Earn 55 s.h. of general electives from within the Criminal Justice program, other online courses offered by Columbia College, and/or approved transfer credit
General Education Courses = 33 s.h.

OL 101 Orientation to Online Learning – This course prepares adult learners for the online learning experience. It provides an overview of the Virtual Campus and a tutorial on the learning system. The Online Library is introduced. The Student Handbook is reviewed to explore the requirements and expectations of the program. Student strengths and weaknesses are assessed to establish a baseline for supporting successful online learning. 3 s.h.

ENG 101 Analytical Thinking, Writing, and Research I – This course prepares students for academic writing at the college level with special attention to exposition and argument. Students learn to focus, organize, support, and develop their ideas and to provide proper attribution for secondary sources. Individual sections of this course will focus on a particular theme – such as the family, education, pop culture, gender, ethnography, or film. 3 s.h.

ENG 102 Analytical Thinking, Writing and Research II – (Prerequisite: English 101) This course provides students with opportunities to hone the writing skills learned in English 101; to recognize the rhetorical strategies applied by scholars in one or more disciplines; and to research, synthesize, and incorporate scholarly sources into the students’ own arguments. 3 s.h.”

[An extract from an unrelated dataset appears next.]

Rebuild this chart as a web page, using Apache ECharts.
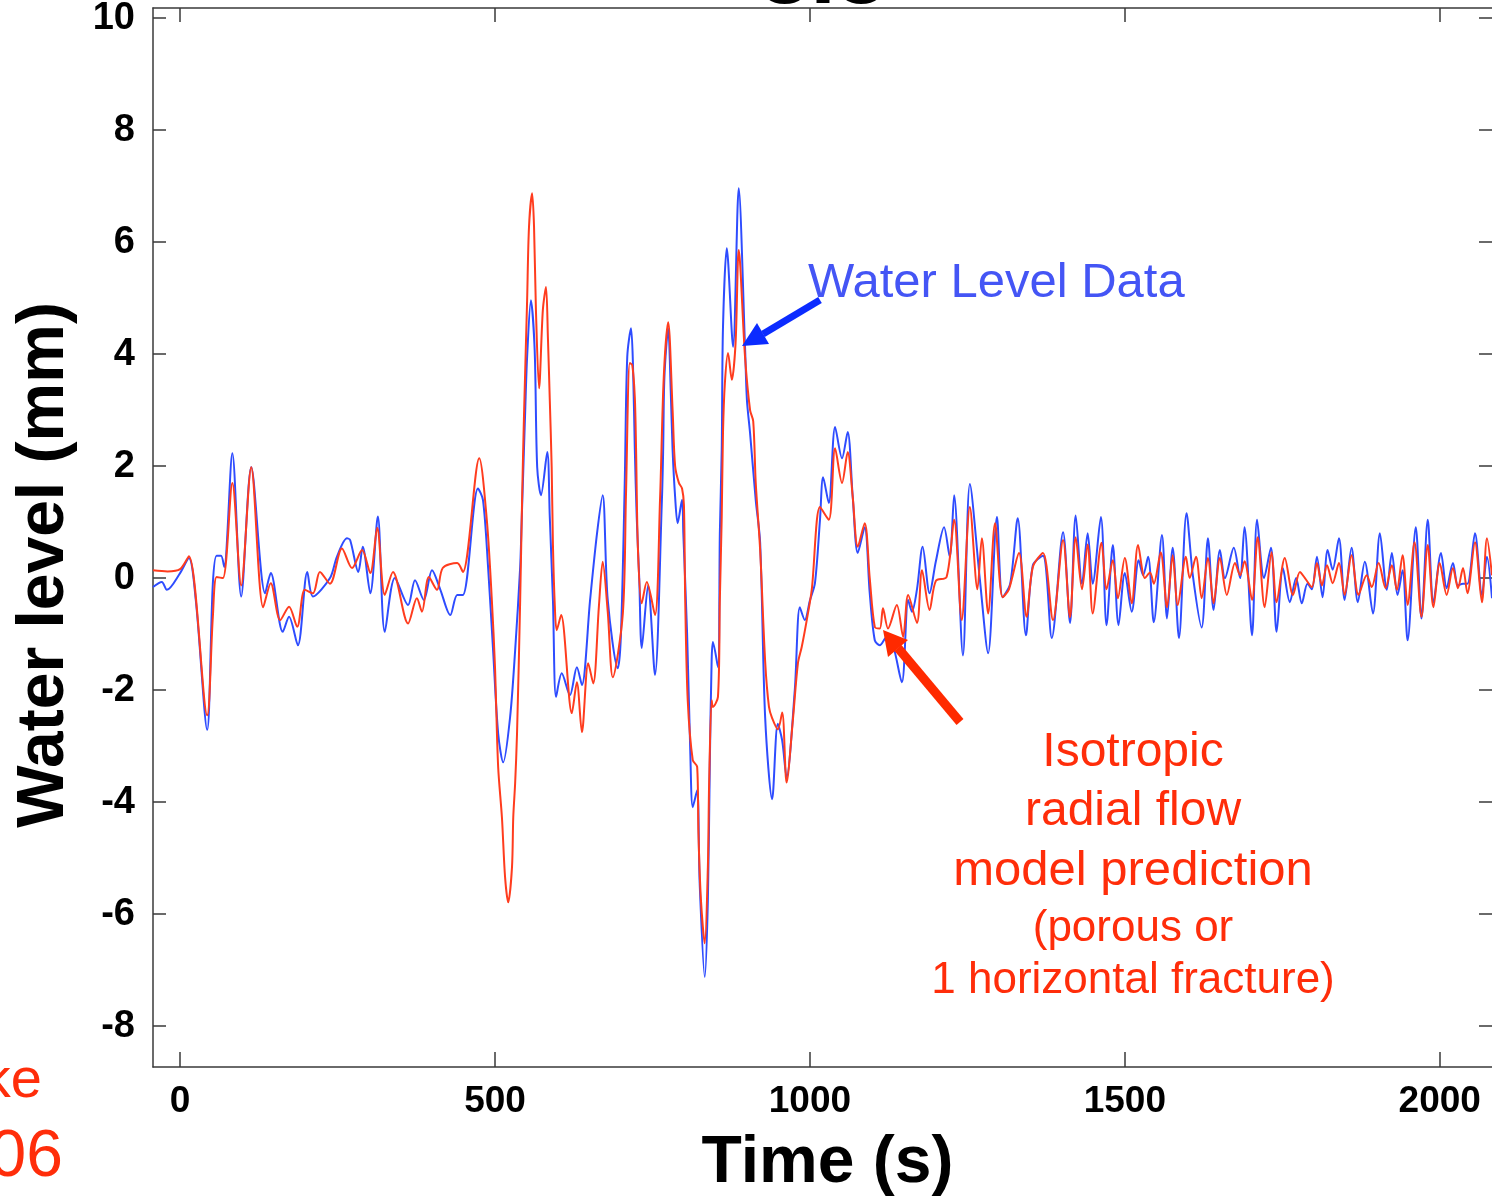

ENG 200 Survey of World Literature – (Prerequisite: English 101 and 102) A course designed to help the student appreciate literature as human experience and art. Selections from various periods, nationalities, and genres will serve as text materials. 3 s.h.

COMM 100 Introduction to Oral Communication – Introduction to the fundamentals of effective oral communication with emphasis on informative and persuasive speaking, and group communication and leadership. 3 s.h.

MATH 120 Liberal Arts Mathematics – This course covers basic topics in quantitative literacy. Numbers, sets, logic probability, and descriptive statistics are the core concepts. Additional topics such as financial mathematics, geometry, and algebraic modeling may be included at the discretion of the instructor. All topics will be placed in both historical and present-day contexts. Problem solving, communication skills, and applications will be emphasized. 3 s.h.

PSY 102 Introduction to Psychology – An introduction to the field of psychology and the psychological study of human behavior. Topics may include research methods in psychology, biological bases for behavior, perception, learning and cognition, motivation and emotion, personality, social bases of behavior, psychological disorder, and psychological treatment. 3 s.h.

BIO 104 Environmental Science with Lab – Investigation of the interrelationships between the biotic and abiotic environments which form the natural world. Topics include structure and function of ecosystems, the causes and consequences of human population growth, environmental pollution, and the importance of balancing utilization and conservation of natural resources. 3 s.h.

HIS 104 Contemporary World History-Post 1945 – This course considers the history of the world since 1945. Topics to be explained include, but are not limited to, the Cold War, the end of colonial empires, the rise of Islamic nationalism and fundamentalism, the creation and growth of the European Union, the United States as a superpower, the rise of China, and the fall of the Soviet Empire. 3.s.h.

REL 104 Contemporary Cultures and World Views – This course is designed to help the student identify the diverse cultures and worldviews in today’s society, develop an ability to assess the local cultures, and acquire an ability to respond to different cultures from a theistic perspective. This course will introduce the student to philosophical thought reflected in contemporary culture. Philosophies such as Postmodernism, Secular Humanism, Cosmic Humanism, Christianity, and Islam are investigated in light of their contributions to the major institutions of modern society. 3 s.h.

LA 104 Fine Arts in the Modern World – This course examines the human interactions between the artist, audience, and the work of art in a study focused upon the application of art forms such as theater, film, visual arts, music, architecture, and dance. 3 s.h.